_The exercise_.
Copy out every line in the entries below that includes "file".

_Input_.
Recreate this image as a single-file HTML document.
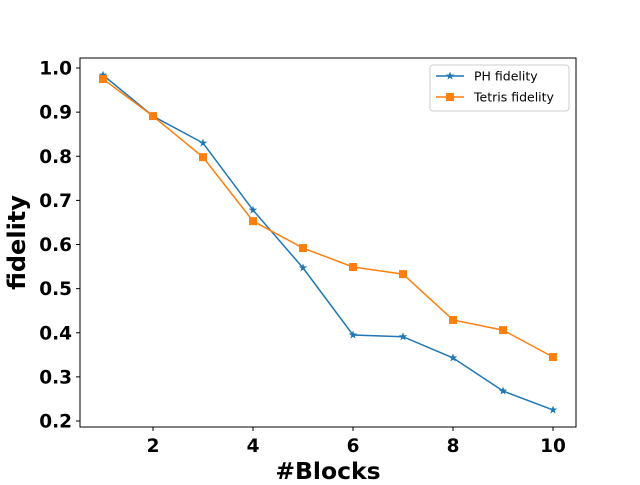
<!DOCTYPE html>
<html><head><meta charset="utf-8"><style>
body{margin:0;background:#fff;}
svg text{font-family:"DejaVu Sans","Liberation Sans",sans-serif;}
</style></head><body>
<svg id="chart" width="640" height="480" xmlns="http://www.w3.org/2000/svg">
<g id="plot"></g>
</svg>
<script>
const blocks=[1,2,3,4,5,6,7,8,9,10];
const phFidelity=[0.984,0.891,0.830,0.678,0.547,0.395,0.391,0.343,0.268,0.225];
const tetrisFidelity=[0.975,0.891,0.798,0.653,0.592,0.549,0.533,0.429,0.406,0.345];
const xTicks=[2,4,6,8,10];
const yTicks=[0.2,0.3,0.4,0.5,0.6,0.7,0.8,0.9,1.0];
const L=80,R=576,T=58,B=427;
const xMin=0.54,xMax=10.46,yMin=0.1864,yMax=1.0227;
const xs=v=>L+(v-xMin)/(xMax-xMin)*(R-L);
const ys=v=>B-(v-yMin)/(yMax-yMin)*(B-T);
const NS="http://www.w3.org/2000/svg";
const g=document.getElementById('plot');
function mk(tag,attrs,parent){const e=document.createElementNS(NS,tag);for(const k in attrs)e.setAttribute(k,attrs[k]);(parent||g).appendChild(e);return e;}
let frame=mk('rect',{x:L,y:T,width:R-L,height:B-T,fill:'none',stroke:'#000','stroke-width':1});


xTicks.forEach(t=>{
  const x=xs(t);
  let l=mk('line',{x1:x,x2:x,y1:B,y2:B+4,stroke:'#000'});
  
  
  let tx=mk('text',{x:x,y:B+25,'text-anchor':'middle','font-size':18.5,'font-weight':'bold'});
  tx.textContent=t;
  
  
});
yTicks.forEach(t=>{
  const y=ys(t);
  let l=mk('line',{x1:L-4,x2:L,y1:y,y2:y,stroke:'#000'});
  
  
  let tx=mk('text',{x:L-8,y:y+6.5,'text-anchor':'end','font-size':18.5,'font-weight':'bold'});
  tx.textContent=t.toFixed(1);
  
  
});
let xt=mk('text',{x:(L+R)/2,y:479,'text-anchor':'middle','font-size':23.5,'font-weight':'bold'});
xt.textContent='#Blocks';


let yt=mk('text',{x:0,y:0,'text-anchor':'middle','font-size':24,'font-weight':'bold',transform:`translate(25,${(T+B)/2}) rotate(-90)`});
yt.textContent='fidelity';


function star(cx,cy,r){let p=[];for(let i=0;i<10;i++){const a=-Math.PI/2+i*Math.PI/5;const rr=i%2?r*0.4:r;p.push((cx+rr*Math.cos(a)).toFixed(1)+','+(cy+rr*Math.sin(a)).toFixed(1));}return p.join(' ');}
function series(vals,color,marker,name){
  let pl=mk('polyline',{points:blocks.map((b,i)=>xs(b)+','+ys(vals[i])).join(' '),fill:'none',stroke:color,'stroke-width':1.5});
  
  
  blocks.forEach((b,i)=>{
    let m;
    if(marker==='star') m=mk('polygon',{points:star(xs(b),ys(vals[i]),4.5),fill:color});
    else m=mk('rect',{x:xs(b)-4,y:ys(vals[i])-4,width:8,height:8,fill:color});
    
    
  });
}
series(phFidelity,'#1f77b4','star','ph-fidelity');
series(tetrisFidelity,'#ff7f0e','square','tetris-fidelity');
let lg=mk('g',{});


mk('rect',{x:430,y:65,width:139,height:46,rx:3,fill:'#fff',stroke:'#ccc'},lg);
mk('line',{x1:436,x2:464,y1:76,y2:76,stroke:'#1f77b4','stroke-width':1.5},lg);
mk('polygon',{points:star(450,76,4.5),fill:'#1f77b4'},lg);
let t1=mk('text',{x:474,y:80.5,'font-size':12.5},lg);t1.textContent='PH fidelity';


mk('line',{x1:436,x2:464,y1:97,y2:97,stroke:'#ff7f0e','stroke-width':1.5},lg);
mk('rect',{x:446,y:93,width:8,height:8,fill:'#ff7f0e'},lg);
let t2=mk('text',{x:474,y:101.5,'font-size':12.5},lg);t2.textContent='Tetris fidelity';


</script>
</body></html>
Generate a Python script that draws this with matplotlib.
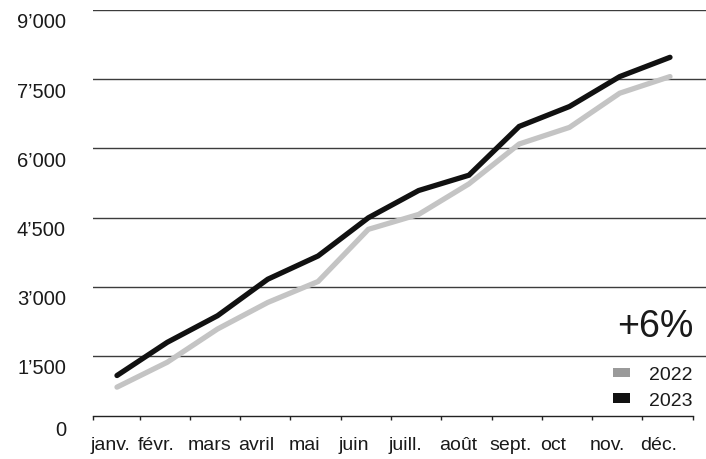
import matplotlib
matplotlib.use("Agg")
import matplotlib.pyplot as plt
from matplotlib.patches import Patch
from matplotlib.ticker import FixedLocator
import matplotlib.transforms as mtransforms

plt.rcParams['font.family'] = ['Liberation Sans', 'DejaVu Sans']

months = ["janv.", "févr.", "mars", "avril", "mai", "juin", "juill.", "août",
          "sept.", "oct", "nov.", "déc."]
values_2022 = [821, 1361, 2082, 2658, 3112, 4243, 4567, 5229, 6094, 6454, 7196, 7556]
values_2023 = [1073, 1793, 2370, 3162, 3666, 4494, 5085, 5417, 6475, 6907, 7556, 7974]
yticks = [0, 1500, 3000, 4500, 6000, 7500, 9000]
ytick_labels = ["0", "1’500", "3’000", "4’500", "6’000", "7’500", "9’000"]
annotation = "+6%"
series_names = ["2022", "2023"]
color_2022 = "#c4c4c4"
color_2023 = "#111111"

fig = plt.figure(figsize=(7.06, 4.60), dpi=100)
ax = fig.add_axes([93/706, 1 - 426/460, 1 - 93/706, (426 - 11)/460])

x = list(range(len(months)))
ax.plot(x, values_2022, color=color_2022, lw=3.8, solid_capstyle='round', solid_joinstyle='miter', zorder=3)
ax.plot(x, values_2023, color=color_2023, lw=3.8, solid_capstyle='round', solid_joinstyle='miter', zorder=4)

x_left = -0.477
ax.set_xlim(x_left, 11.716)
ax.set_ylim(0, 9000)

for yv in yticks[1:]:
    ax.axhline(yv, color="#3c3c3c", lw=1.0, zorder=1)

for s in ["top", "right", "left"]:
    ax.spines[s].set_visible(False)
boundaries = [x_left] + [i + 0.45 for i in range(len(months))]
ax.spines["bottom"].set_position(("outward", -6.5))
ax.spines["bottom"].set_bounds(boundaries[0], boundaries[-1])
ax.spines["bottom"].set_color("#222222")
ax.spines["bottom"].set_linewidth(1.0)

# y axis labels
ax.set_yticks(yticks)
ax.set_yticklabels(ytick_labels, fontsize=14.5, color="#1a1a1a")
ax.tick_params(axis="y", length=0, pad=19.5)
for lab, yv in zip(ax.get_yticklabels(), yticks):
    dy = -3/100 if yv == 0 else -10/100
    off = mtransforms.ScaledTranslation(0, dy, fig.dpi_scale_trans)
    lab.set_horizontalalignment("right")
    lab.set_transform(lab.get_transform() + off)

# x axis: ticks at month boundaries, labels left-aligned at ticks
ax.xaxis.set_major_locator(FixedLocator(boundaries))
ax.set_xticklabels(months + [""], fontsize=14, color="#1a1a1a")
ax.tick_params(axis="x", which="major", direction="out", length=3, width=1.0,
               color="#222222", pad=11.5)
xoff = mtransforms.ScaledTranslation(-2/100, 0, fig.dpi_scale_trans)
for lab in ax.get_xticklabels():
    lab.set_horizontalalignment("left")
    lab.set_transform(lab.get_transform() + xoff)

ax.text(0.979, 0.238, annotation, transform=ax.transAxes, ha="right", va="center",
        fontsize=27, color="#1a1a1a")

handles = [Patch(facecolor="#9a9a9a", edgecolor="none", label=series_names[0]),
           Patch(facecolor=color_2023, edgecolor="none", label=series_names[1])]
leg = ax.legend(handles=handles, loc="lower right", bbox_to_anchor=(0.978, 0.038),
                frameon=False, fontsize=14, handlelength=0.85, handleheight=0.38,
                handletextpad=1.0, labelspacing=0.45, borderaxespad=0,
                borderpad=0)
for t in leg.get_texts():
    t.set_color("#1a1a1a")

fig.savefig("out.png", dpi=100)
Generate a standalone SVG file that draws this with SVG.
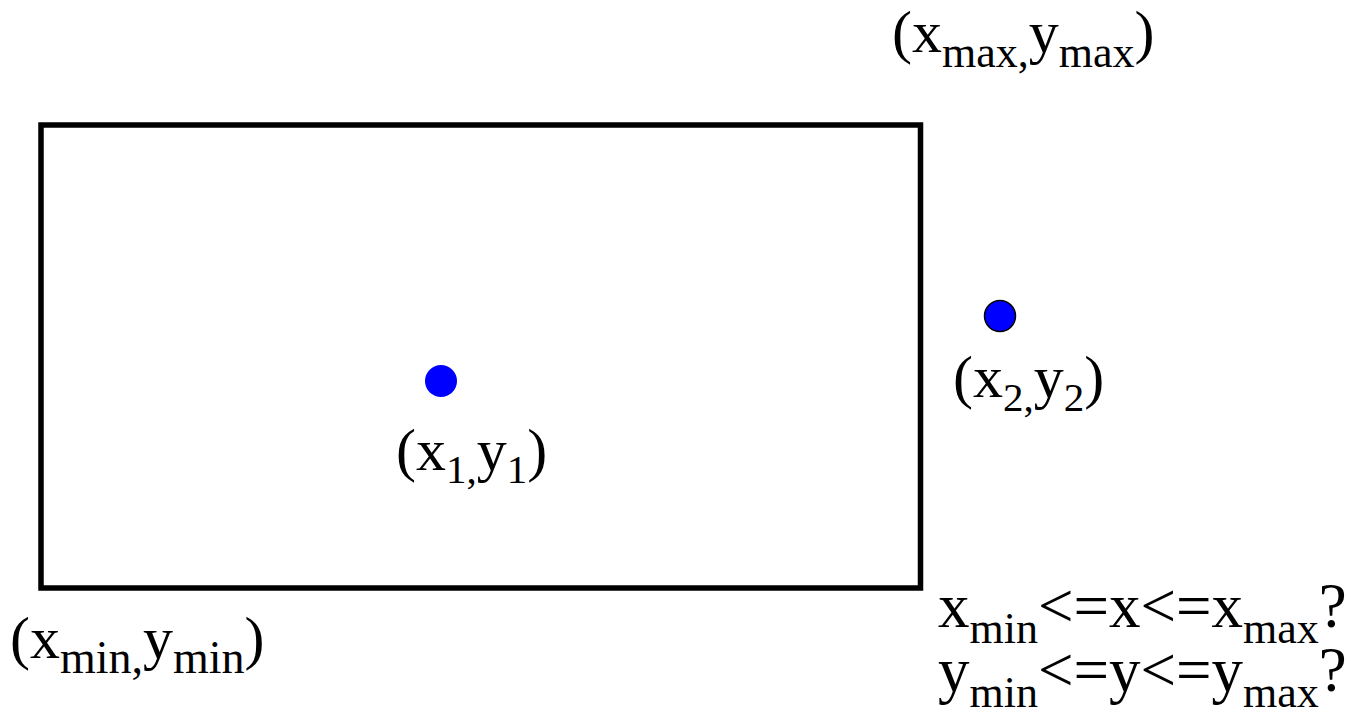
<svg xmlns="http://www.w3.org/2000/svg" width="1360" height="725" viewBox="0 0 1360 725">
<style>
text{font-family:"Liberation Serif","Times New Roman",serif;font-size:60px;fill:#000}
.s{font-size:44px}
.s2{font-size:46px}
.big{font-size:63px}
.dot{fill:#0000ff}
</style>
<rect width="1360" height="725" fill="#fff"/>
<g id="rect"><rect x="41" y="125" width="879.5" height="463" fill="none" stroke="#000" stroke-width="5.5"/></g>
<g id="p1"><circle class="dot" cx="441" cy="381" r="16"/></g>
<g id="p2"><circle class="dot" cx="1000" cy="316" r="15.5" stroke="#000" stroke-width="1.5"/></g>
<g id="lbl-max"><text x="892" y="52">(x<tspan class="s" dy="15">max,</tspan><tspan dy="-15">y</tspan><tspan class="s" dy="15">max</tspan><tspan dy="-15">)</tspan></text></g>
<g id="lbl-min"><text x="10" y="658">(x<tspan class="s2" dy="15">min,</tspan><tspan dy="-15">y</tspan><tspan class="s2" dy="15">min</tspan><tspan dy="-15">)</tspan></text></g>
<g id="lbl-1"><text x="396" y="470">(x<tspan style="font-size:41px" dy="13">1,</tspan><tspan dy="-13">y</tspan><tspan style="font-size:41px" dy="13">1</tspan><tspan dy="-13">)</tspan></text></g>
<g id="lbl-2"><text x="953" y="397">(x<tspan style="font-size:41px" dy="14">2,</tspan><tspan dy="-14">y</tspan><tspan style="font-size:41px" dy="14">2</tspan><tspan dy="-14">)</tspan></text></g>
<g id="cond-x"><text class="big" x="938" y="627">x<tspan class="s" dy="16">min</tspan><tspan dy="-16">&lt;=x&lt;=x</tspan><tspan class="s" dy="16">max</tspan><tspan dy="-16">?</tspan></text></g>
<g id="cond-y"><text class="big" x="938" y="691">y<tspan class="s" dy="16">min</tspan><tspan dy="-16">&lt;=y&lt;=y</tspan><tspan class="s" dy="16">max</tspan><tspan dy="-16">?</tspan></text></g>
</svg>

_Task answer_.
Recreate this image as a single-file HTML document.
Generate a standalone SVG file that draws this with SVG.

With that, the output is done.